Danceable?: That depends. Darlington covered Ghost Down DJ's early '90s bass hit "My Boo" (retitled "My Beau" for 2008's Love to Make Music To), while his newer Bespoke breaks down under more recognizable uptempo house and hip hop for such outré emcees as Busdriver.
When: Saturday, May 29, 6-7 p.m., Red Bull Stage.
From: Stockholm, Sweden
Sounds like: Detroit in a parallel universe where techno and house have spawned and fawned and spanned and fawned again. Over the course of a decade-plus career (including an album on Derrick May's Transmat label), the Iranian-born Brikha has proven himself a true electronic dance music artist by defying subgenre ghettoization with a fearless, nave-in-a-good-way aplomb.
Danceable?: Intuitively and wondrously.

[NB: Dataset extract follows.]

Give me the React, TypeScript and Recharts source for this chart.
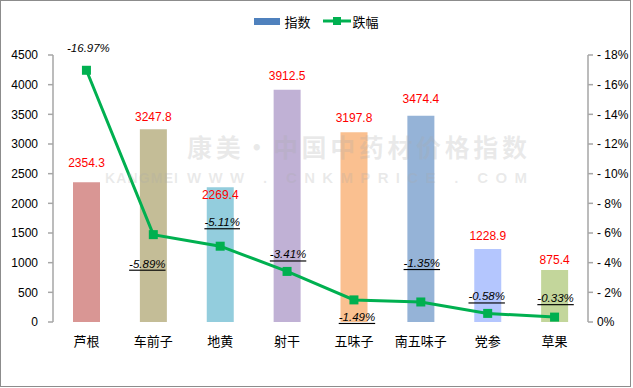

Brikha's M.O. is to sound like he's inventing his own genre — which sounds uncannily Detroit-influenced — from the familiar kick sounds and synth-rapture of his vintage gear.
When: Live set, Saturday, May 28, 6:30-8 p.m., Made in Detroit Stage
Dam Funk and Master Blazter
From: Los Angeles
Sounds like: The Roots slow jamming the news on Jimmy Fallon, only the news is the greatest slow dance in need of an early Rick James-Prince ballad. It's hard not to like L.A.'s Dam Funk, but it's even harder not to love his OK-OK-we-get-it, straight-to-CD recordings of cheesy but earnest synth-pop-soul. Which is why Master Blaster is a live trip with him on key-tar backed by a live drummer — it's nothing if not bold, and maybe amazing, in a sort of Lil' Jon-fronting-a-group-on-Aphex-Twin's-Rephlex label way.
Danceable?: Funkk Yeahh. But just as interesting to watch and marvel at. Key-tar, c'mon. And he's probably the original owner.